The tables have definitely turned and candidates seem to have the upper hand. Upper wage limits for some of the most in-demand jobs continue to increase. For talent acquisition folks, our jobs are infinitely harder as we near full employment. But are we really there just yet?
You might remember that in May, the unemployment rate hit a 16-year low at 4.3%. The last time I did my math, 4.3% is greater than 0%. After years of history, analysis and trend data, governments and central banks set guidelines for what full employment looks like for their society. The United States Federal Reserve currently has this full employment number set somewhere near 4.7% and 5.8%.
So, how can our labor force be considered “full” when there is still a significant amount of American workers unemployed? Enter the degreed economists.
HOW FULL IS FULL?
Economists have the difficult job of determining how full, is full. Most macroeconomists agree that the unemployment rate can only go so low. Too much push below an (unobserved) “natural rate” of unemployment and that number will undoubtedly rise again, along with prices — aka inflation.
0% unemployment is impossible, therefore even healthy economies have some level of unemployment. Because of this, it is helpful to look at the three main components that make up the natural rate of unemployment, (1) Frictional Unemployment, (2) Structural Unemployment, and (3) Surplus Unemployment.
This component of the natural unemployment rate occurs when recent graduates first enter the labor force after college, or when a worker relocates prior to lining up his/her next job. Basically, it’s a natural state of unemployment that can occur when workers are in-between jobs. We can expect to see frictional unemployment rise as baby boomers continue to reach retirement age and drop-out of the labor force.
Structural unemployment occurs in a healthy and evolving economy when workers’ skills and employers’ needs are mismatched. This component of the natural unemployment rate is also seen when technological advancements displace workers. Keep an eye on this as we move more and more into artificial intelligence, machine learning and automation.

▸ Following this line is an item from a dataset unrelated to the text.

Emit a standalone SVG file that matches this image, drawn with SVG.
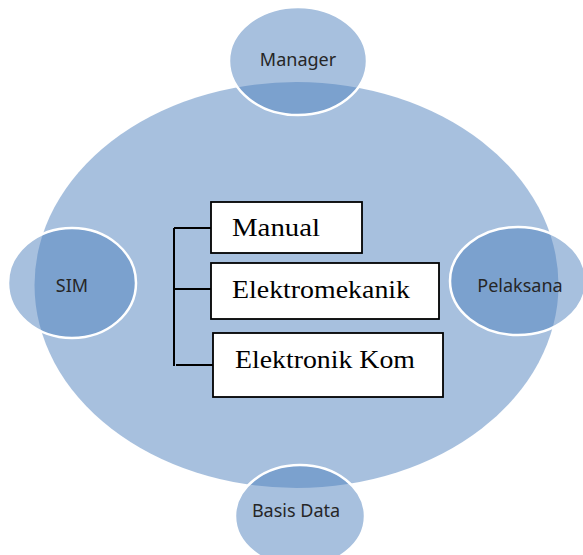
<svg xmlns="http://www.w3.org/2000/svg" width="583" height="555" viewBox="0 0 583 555">
<style>
.big{fill:#4F81BD;fill-opacity:0.5}
.sat{fill:#4F81BD;fill-opacity:0.5;stroke:#FFFFFF;stroke-width:2.5}
.lbl{font-family:"Noto Sans","Open Sans",sans-serif;font-size:18px;fill:#262626;text-anchor:middle}
.box{fill:#FFFFFF;stroke:#000000;stroke-width:1.8}
.btxt{font-family:"Liberation Serif","Times New Roman",serif;font-size:25px;fill:#000000}
.conn{fill:none;stroke:#000000;stroke-width:2}
</style>
<rect width="583" height="555" fill="#FFFFFF"/>
<g id="main"><ellipse class="big" cx="296.5" cy="285" rx="262" ry="203"/></g>
<g id="manager"><ellipse class="sat" cx="298" cy="61" rx="69" ry="54"/><text class="lbl" x="298" y="66">Manager</text></g>
<g id="sim"><ellipse class="sat" cx="72" cy="283" rx="64" ry="55"/><text class="lbl" x="72" y="292">SIM</text></g>
<g id="pelaksana"><ellipse class="sat" cx="518" cy="281" rx="68" ry="54"/><text class="lbl" x="520" y="292">Pelaksana</text></g>
<g id="basisdata"><ellipse class="sat" cx="300" cy="516" rx="65" ry="51"/><text class="lbl" x="296" y="517">Basis Data</text></g>
<g id="connectors">
<path class="conn" d="M174,228 V366 M174,228 H211 M174,289 H211 M176,365 H213"/>
</g>
<g id="manual"><rect class="box" x="211" y="202" width="151" height="51"/><text class="btxt" x="232" y="236" textLength="88" lengthAdjust="spacingAndGlyphs">Manual</text></g>
<g id="elektromekanik"><rect class="box" x="211" y="263" width="228" height="56"/><text class="btxt" x="232" y="298" textLength="178" lengthAdjust="spacingAndGlyphs">Elektromekanik</text></g>
<g id="elektronikkom"><rect class="box" x="213" y="333" width="230" height="64"/><text class="btxt" x="235" y="368" textLength="180" lengthAdjust="spacingAndGlyphs">Elektronik Kom</text></g>
</svg>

The final component of the natural unemployment rate is surplus unemployment. This type of unemployment is a product of government intervention in the form of regulations and price control. Unions and the negotiations of higher wage contracts can also cause workers to be terminated. As companies must work within the payroll budgetary restraints of higher wages, workers are displaced to offset the cost.
SO WHAT NOW?
Ultimately, The Fed has two goals: reach full employment and keep inflation at 2%. The ideal balance is to have the labor market as tight as it can be without prices running away. Just this past Wednesday, The Fed raised interest rates from 1.0% to 1.25% for the second time in three months. 0.25% doesn’t sound like a lot, but considering the billions and billions of dollars our banks borrow, it adds up quickly. Don’t be too quick to judge though. The Feds are winding down nearly a decade of economic stimulus and trying to correct a nearly $4.2 trillion balance sheet.
WRAPPING IT ALL UP
If you are conflicted with the idea of full employment and the consensus feeling among many Americans that they are still uneasy in their economic stability, you are not alone. If anyone who wants a job can find one, shouldn’t we all be happy? Not necessarily; workers being happy and workers finding a job are two different things. According to Douglas Holtz-Eakin, the president of the American Action Forum, “People are fully employed and fully unhappy because wage growth is too slow. That’s a fact.”

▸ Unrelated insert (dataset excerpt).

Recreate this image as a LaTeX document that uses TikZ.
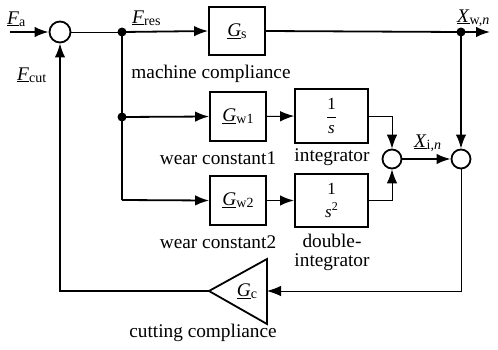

There’s a reason most of the smart people taking care of our monetary policies have not declared the U.S. at full employment. While unemployment numbers look good, wage growth is still mostly stagnant. Josh Bivens, the director of research at the Economic Policy Institute, says, “If we start tightening up too early and we never see sustained upward wage pressure, I think we could really lock in slow productivity growth. That would just be yet another bad scar of the Great Recession that we didn’t need to tolerate.”
Ultimately, it’s a delicate balancing act. When — and if — we ever meet true full employment will only be known by future scholars and economists studying this exact moment in time. Who knows, maybe even someone like me will be writing a blog post in the future about that exact moment in 2017 when the U.S. economy was fully employed. Mind blown.